Republicans are joined in their support for ANWR drilling by most Alaskans, the state’s leaders, most Alaska Native tribes and the oil and natural gas industry.
Democrats kept up their fight against the bill and the ANWR provision.
“The Arctic Wildlife Refuge is really known as the last great wilderness in our country, one of the great last wild places,” said Sen. Maria Cantwell (Wash.), top Democrat on the Senate Energy and Natural Resources Committee. “But this legislation turns that on its head. It would make oil and gas development one of the statutory purposes of the wildlife refuge.”
Under the bill, the Interior Department would be instructed to hold at least two auctions for oil and natural gas drilling rights in ANWR’s small coastal plain area within the next 10 years. Lawmakers predict it will bring in $2.2 billion in 10 years, half of which will go to the state.
EPA, PR FIRM CUT TIES: The Environmental Protection Agency (EPA) and Definers Corp. said Tuesday that they’d decided to end their $120,000 media tracking contract.
The decision followed days of sharp criticism from Democrats and environmentalists and critical media reports. Definers works for numerous Republican political clients, and shares staff and offices with America Rising PAC and related GOP political groups.
Mother Jones first reported on the contract on Friday, followed by reports in the New York Times and elsewhere about how a Definers executive has been investigating EPA employees for potential anti-Trump bias.
The EPA and Definers repeatedly defended the contract, saying it is only for tracking EPA media coverage and that Definers is separate from America Rising.
“How we consume our news has changed, and we hope to find a vendor that can provide us with real-time news clips at a rate that is cheaper than our previous vendor,” EPA spokesman Jahan Wilcox said Tuesday.
Joe Pounder, the president of Definers Public Affairs, said the firm would end its work with federal government clients and instead focus on its corporate clients.

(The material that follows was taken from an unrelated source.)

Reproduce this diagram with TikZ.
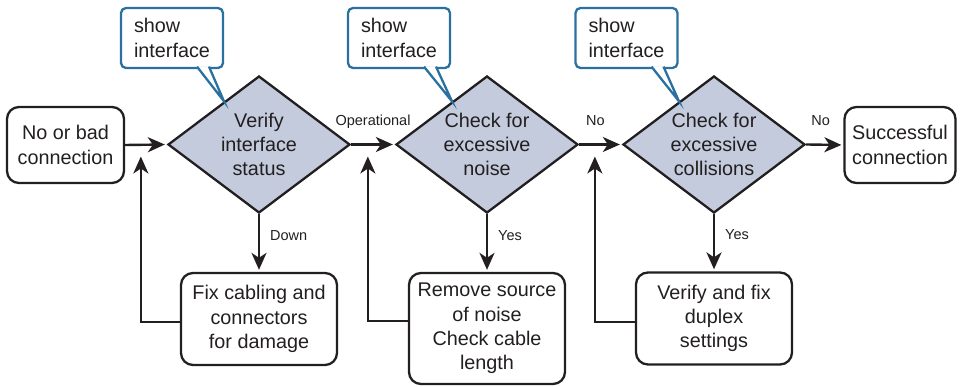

“Definers offered EPA a better and more efficient news clipping service that would give EPA’s employees real-time news at a lower cost than what previous Administrations paid for more antiquated clipping services. But it’s become clear this will become a distraction,” said Pounder.

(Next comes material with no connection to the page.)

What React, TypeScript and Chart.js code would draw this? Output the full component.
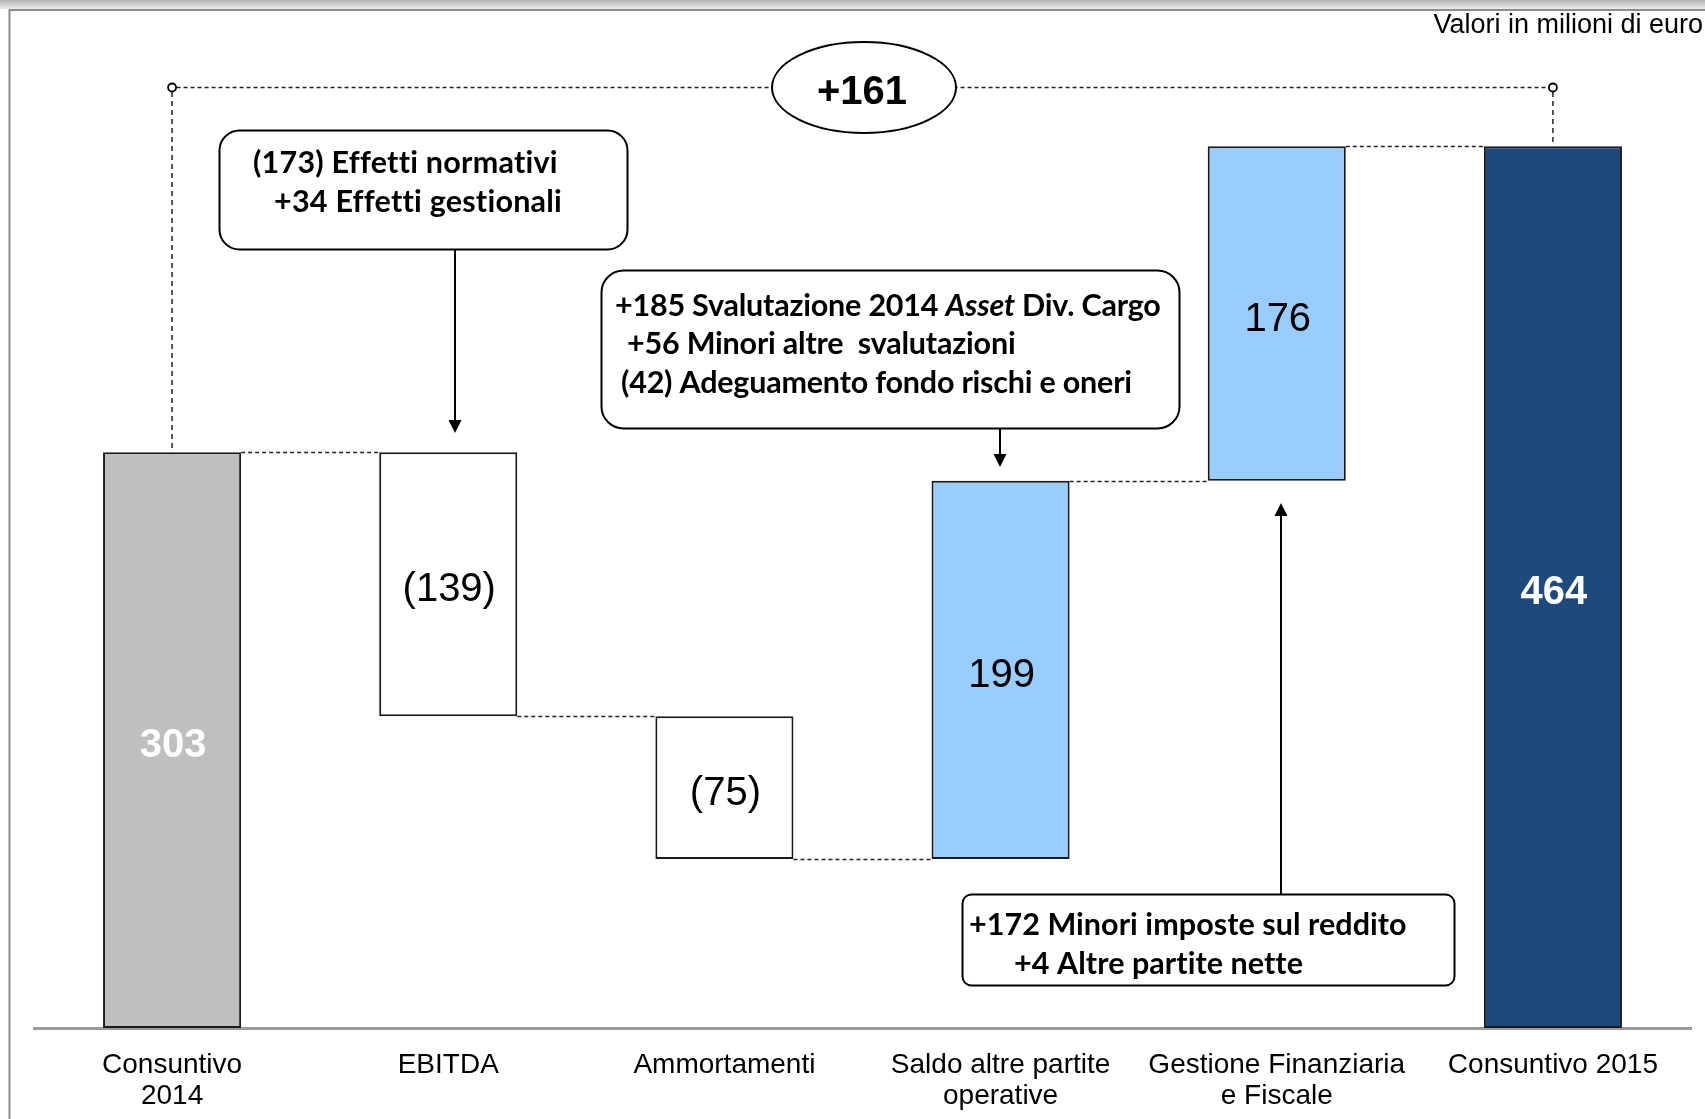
import React, { useEffect, useRef } from "react";
import { Chart, registerables } from "chart.js";

Chart.register(...registerables);

// ---------- data ----------
const categories: (string | string[])[] = [
  ["Consuntivo", "2014"],
  "EBITDA",
  "Ammortamenti",
  ["Saldo altre partite", "operative"],
  ["Gestione Finanziaria", "e Fiscale"],
  "Consuntivo 2015",
];
const startValue = 303;
const changes = [-139, -75, 199, 176];
const endValue = 464;
const valueLabels = ["303", "(139)", "(75)", "199", "176", "464"];
const barColors = ["#BFBFBF", "#FFFFFF", "#FFFFFF", "#99CCFF", "#99CCFF", "#1F487C"];
const valueLabelColors = ["#FFFFFF", "#000000", "#000000", "#000000", "#000000", "#FFFFFF"];
const valueLabelBold = [true, false, false, false, false, true];
const unitNote = "Valori in milioni di euro";

type Seg = { t: string; i?: boolean };
const noteEbitda: Seg[][] = [
  [{ t: "(173) Effetti normativi" }],
  [{ t: "+34 Effetti gestionali" }],
];
const noteSaldo: Seg[][] = [
  [{ t: "+185 Svalutazione 2014 " }, { t: "Asset", i: true }, { t: " Div. Cargo" }],
  [{ t: "+56 Minori altre  svalutazioni" }],
  [{ t: "(42) Adeguamento fondo rischi e oneri" }],
];
const noteGestione: Seg[][] = [
  [{ t: "+172 Minori imposte sul reddito" }],
  [{ t: "+4 Altre partite nette" }],
];

// running totals and floating bars
const totals: number[] = [startValue];
changes.forEach((c) => totals.push(totals[totals.length - 1] + c));
const floatingBars: [number, number][] = [
  [0, startValue],
  ...changes.map((c, i): [number, number] => [
    Math.min(totals[i], totals[i + 1]),
    Math.max(totals[i], totals[i + 1]),
  ]),
  [0, endValue],
];
const totalDelta = endValue - startValue;

// ---------- styles ----------
const SANS = "'Liberation Sans', Arial, sans-serif";
const NOTE_FONT = "Lato, 'Noto Sans', sans-serif";
const NOTE_SIZE = 30.5;

type Box = {
  lines: Seg[][];
  rect: [number, number, number, number];
  radius: number;
  xs: number[];
  baselines: number[];
  fitWidth: number;
  arrow: { x: number; from: number; to: number };
};

const boxes: Box[] = [
  {
    lines: noteEbitda,
    rect: [219, 130, 627, 249],
    radius: 20,
    xs: [253, 274],
    baselines: [173, 212],
    fitWidth: 305,
    arrow: { x: 455, from: 249, to: 433 },
  },
  {
    lines: noteSaldo,
    rect: [601, 270, 1179, 428],
    radius: 22,
    xs: [615, 627, 621],
    baselines: [315.5, 354, 392.5],
    fitWidth: 546,
    arrow: { x: 1000, from: 428, to: 467 },
  },
  {
    lines: noteGestione,
    rect: [962, 894, 1454, 985],
    radius: 9,
    xs: [969, 1014],
    baselines: [935, 974],
    fitWidth: 438,
    arrow: { x: 1281, from: 894, to: 503 },
  },
];

function segFont(size: number, italic?: boolean) {
  return `${italic ? "italic " : ""}bold ${size}px ${NOTE_FONT}`;
}

function setSpacing(ctx: any, px: number) {
  if ("letterSpacing" in ctx) ctx.letterSpacing = `${px}px`;
}

function measureLine(ctx: CanvasRenderingContext2D, segs: Seg[], size: number) {
  let w = 0;
  for (const s of segs) {
    ctx.font = segFont(size, s.i);
    w += ctx.measureText(s.t).width;
  }
  return w;
}

function roundRect(ctx: CanvasRenderingContext2D, x0: number, y0: number, x1: number, y1: number, r: number) {
  ctx.beginPath();
  ctx.moveTo(x0 + r, y0);
  ctx.lineTo(x1 - r, y0);
  ctx.arcTo(x1, y0, x1, y0 + r, r);
  ctx.lineTo(x1, y1 - r);
  ctx.arcTo(x1, y1, x1 - r, y1, r);
  ctx.lineTo(x0 + r, y1);
  ctx.arcTo(x0, y1, x0, y1 - r, r);
  ctx.lineTo(x0, y0 + r);
  ctx.arcTo(x0, y0, x0 + r, y0, r);
  ctx.closePath();
}

function drawArrow(ctx: CanvasRenderingContext2D, x: number, from: number, to: number) {
  const head = 13;
  const half = 6.5;
  const dir = to > from ? 1 : -1;
  ctx.save();
  ctx.strokeStyle = "#000";
  ctx.fillStyle = "#000";
  ctx.lineWidth = 2;
  ctx.beginPath();
  ctx.moveTo(x, from);
  ctx.lineTo(x, to - dir * head);
  ctx.stroke();
  ctx.beginPath();
  ctx.moveTo(x, to);
  ctx.lineTo(x - half, to - dir * head);
  ctx.lineTo(x + half, to - dir * head);
  ctx.closePath();
  ctx.fill();
  ctx.restore();
}

const waterfallPlugin = {
  id: "waterfallDecor",
  beforeDraw(chart: any) {
    const ctx: CanvasRenderingContext2D = chart.ctx;
    const W = chart.width;
    const H = chart.height;
    ctx.save();
    ctx.fillStyle = "#FFFFFF";
    ctx.fillRect(0, 0, W, H);
    const g = ctx.createLinearGradient(0, 0, 0, 10);
    g.addColorStop(0, "#B4B4B4");
    g.addColorStop(1, "#F2F2F2");
    ctx.fillStyle = g;
    ctx.fillRect(0, 0, W, 9);
    ctx.strokeStyle = "#8C8C8C";
    ctx.lineWidth = 2;
    ctx.beginPath();
    ctx.moveTo(9.5, H);
    ctx.lineTo(9.5, 10);
    ctx.lineTo(W, 10);
    ctx.stroke();
    ctx.restore();
  },
  afterDatasetsDraw(chart: any) {
    const ctx: CanvasRenderingContext2D = chart.ctx;
    const meta = chart.getDatasetMeta(0);
    const yScale = chart.scales.y;
    const bars = meta.data;
    ctx.save();

    // connectors between bars
    ctx.strokeStyle = "#222";
    ctx.lineWidth = 1.5;
    ctx.setLineDash([4, 3]);
    for (let i = 0; i < bars.length - 1; i++) {
      const a = bars[i];
      const b = bars[i + 1];
      const y = Math.round(yScale.getPixelForValue(totals[i])) + 0.5;
      ctx.beginPath();
      ctx.moveTo(a.x + a.width / 2, y);
      ctx.lineTo(b.x - b.width / 2, y);
      ctx.stroke();
    }

    // bracket for total change
    const bracketY = 87.5;
    const x0 = bars[0].x;
    const x1 = bars[bars.length - 1].x;
    ctx.beginPath();
    ctx.moveTo(x0 + 4.5, bracketY);
    ctx.lineTo(x1 - 4.5, bracketY);
    ctx.stroke();
    ctx.setLineDash([5, 4]);
    ctx.beginPath();
    ctx.moveTo(x0, bracketY + 4.5);
    ctx.lineTo(x0, bars[0].y);
    ctx.moveTo(x1, bracketY + 4.5);
    ctx.lineTo(x1, bars[bars.length - 1].y);
    ctx.stroke();
    ctx.setLineDash([]);
    ctx.fillStyle = "#FFF";
    ctx.strokeStyle = "#000";
    ctx.lineWidth = 1.8;
    for (const cx of [x0, x1]) {
      ctx.beginPath();
      ctx.ellipse(cx, bracketY, 4, 4, 0, 0, Math.PI * 2);
      ctx.fill();
      ctx.stroke();
    }

    // ellipse with total delta
    const ex = 864;
    ctx.beginPath();
    ctx.ellipse(ex, bracketY, 92, 45.5, 0, 0, Math.PI * 2);
    ctx.fillStyle = "#FFF";
    ctx.fill();
    ctx.lineWidth = 2;
    ctx.strokeStyle = "#000";
    ctx.stroke();
    ctx.fillStyle = "#000";
    ctx.font = `bold 40px ${SANS}`;
    ctx.textAlign = "center";
    ctx.textBaseline = "alphabetic";
    ctx.fillText((totalDelta >= 0 ? "+" : "") + totalDelta, ex - 2, bracketY + 16);

    // value labels
    ctx.textBaseline = "middle";
    for (let i = 0; i < bars.length; i++) {
      const b = bars[i];
      ctx.font = `${valueLabelBold[i] ? "bold " : ""}40px ${SANS}`;
      ctx.fillStyle = valueLabelColors[i];
      ctx.fillText(valueLabels[i], b.x + 1, (b.y + b.base) / 2 + 6);
    }

    // unit note
    ctx.font = `27px ${SANS}`;
    ctx.textAlign = "right";
    ctx.fillStyle = "#000";
    ctx.fillText(unitNote, 1703, 26);

    // annotation boxes
    for (const bx of boxes) {
      const [rx0, ry0, rx1, ry1] = bx.rect;
      roundRect(ctx, rx0 + 0.5, ry0 + 0.5, rx1 + 0.5, ry1 + 0.5, bx.radius);
      ctx.fillStyle = "#FFF";
      ctx.fill();
      ctx.strokeStyle = "#000";
      ctx.lineWidth = 2;
      ctx.stroke();
      // letter spacing chosen so the first line spans the measured width
      setSpacing(ctx, 0.01);
      const natural = measureLine(ctx, bx.lines[0], NOTE_SIZE);
      const nChars = bx.lines[0].reduce((n, s) => n + s.t.length, 0);
      const ls = (bx.fitWidth - natural) / nChars;
      setSpacing(ctx, Math.abs(ls) < 0.01 ? 0.01 : ls);
      ctx.textAlign = "left";
      ctx.textBaseline = "alphabetic";
      ctx.fillStyle = "#000";
      bx.lines.forEach((segs, li) => {
        let x = bx.xs[li];
        for (const s of segs) {
          ctx.font = segFont(NOTE_SIZE, s.i);
          ctx.fillText(s.t, x, bx.baselines[li]);
          x += ctx.measureText(s.t).width;
        }
      });
      setSpacing(ctx, 0);
      drawArrow(ctx, bx.arrow.x, bx.arrow.from, bx.arrow.to);
    }

    ctx.restore();
  },
};

export default function App() {
  const canvasRef = useRef<HTMLCanvasElement>(null);

  useEffect(() => {
    const canvas = canvasRef.current;
    if (!canvas) return;
    const chart = new Chart(canvas, {
      type: "bar",
      data: {
        labels: categories as any,
        datasets: [
          {
            data: floatingBars as any,
            backgroundColor: barColors,
            borderColor: "#1A1A1A",
            borderWidth: 2,
            borderSkipped: false,
            barPercentage: 0.5,
            categoryPercentage: 1.0,
          },
        ],
      },
      options: {
        animation: false,
        responsive: false,
        devicePixelRatio: 1,
        events: [],
        layout: { padding: { left: 34, right: 14, top: 0, bottom: 0 } },
        plugins: {
          legend: { display: false },
          tooltip: { enabled: false },
          title: { display: false },
        },
        scales: {
          x: {
            grid: { display: false, drawTicks: false },
            border: { display: true, color: "#9A9A9A", width: 3 },
            ticks: {
              color: "#000",
              font: { family: SANS, size: 28, lineHeight: 1.13 },
              padding: 21,
              autoSkip: false,
              maxRotation: 0,
              minRotation: 0,
            },
            afterFit: (scale: any) => {
              scale.height = 91;
            },
          },
          y: {
            display: false,
            min: 0,
            max: 541,
          },
        },
      },
      plugins: [waterfallPlugin],
    });
    return () => chart.destroy();
  }, []);

  return (
    <div style={{ position: "absolute", left: 0, top: 0, width: 1705, height: 1119, background: "#fff" }}>
      <canvas ref={canvasRef} width={1705} height={1119} style={{ width: 1705, height: 1119, display: "block" }} />
    </div>
  );
}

Pounder also said Definers would forgo contract bids for four other government agencies that “expressed interest” in the firm’s services.
Read more here.
ZINKE ALARMED OVER RELIANCE ON FOREIGN MINERALS: Interior Secretary Ryan Zinke used the release of a report by his department Tuesday to sound an alarm bell over the United States’ reliance on imported, foreign minerals, and call for more domestic production.
The report from the Interior Department’s U.S. Geological Survey found that the nation is 100 percent dependent on foreign imports for 20 key minerals, and China is often the main producer of the minerals.
Zinke called the findings “shocking.”
“The fact that previous administrations allowed the United States to become reliant on foreign nations, including our competitors and adversaries, for minerals that are so strategically important to our security and economy is deeply troubling,” he said. “As both a former military commander and geologist, I know the very real national security risk of relying on foreign nations for what the military needs to keep our soldiers and our homeland safe.”
The minerals the report examined include selenium, gallium, beryllium, cobalt, platinum-group elements and rare-earth elements.
Those minerals are critical for applications like defense, high-end electronics and motor vehicles’ catalytic converters, USGS said.
Read more here.
EPA NAMES CHICAGO REGIONAL HEAD: EPA head Scott Pruitt named Cathy Stepp, former natural resources secretary in Wisconsin, to lead the agency’s Great Lakes regional office.
The region 5 office in Chicago has responsibility for Indiana, Illinois, Michigan, Minnesota, Ohio and Wisconsin.
Stepp was named earlier this year to be principal deputy regional administrator in the EPA’s Midwest office, outside Kansas City, Kansas.
She was appointed to the Wisconsin post in 2011 by Gov. Scott Walker (R).
“Cathy Stepp’s experience working as a statewide cabinet official, elected official, and small business owner will bring a fresh perspective to EPA as we look to implement President Trump’s agenda,” Pruitt said of Stepp.
Regional administrators do not need Senate confirmation.
Stepp’s responsibilities will include some major Superfund sites in Indiana and the recovery from the Flint, Mich., drinking water crisis.
PATAGONIA HEAD REJECTS HOUSE INVITE: Patagonia CEO Yvon Chouinard rejected House Republicans’ invitation from last week to testify on national monuments.
The leader of the outdoor gear company characterized House Natural Resources Committee Chairman Rob Bishop’s (R-Utah) invitation as “disingenuous.”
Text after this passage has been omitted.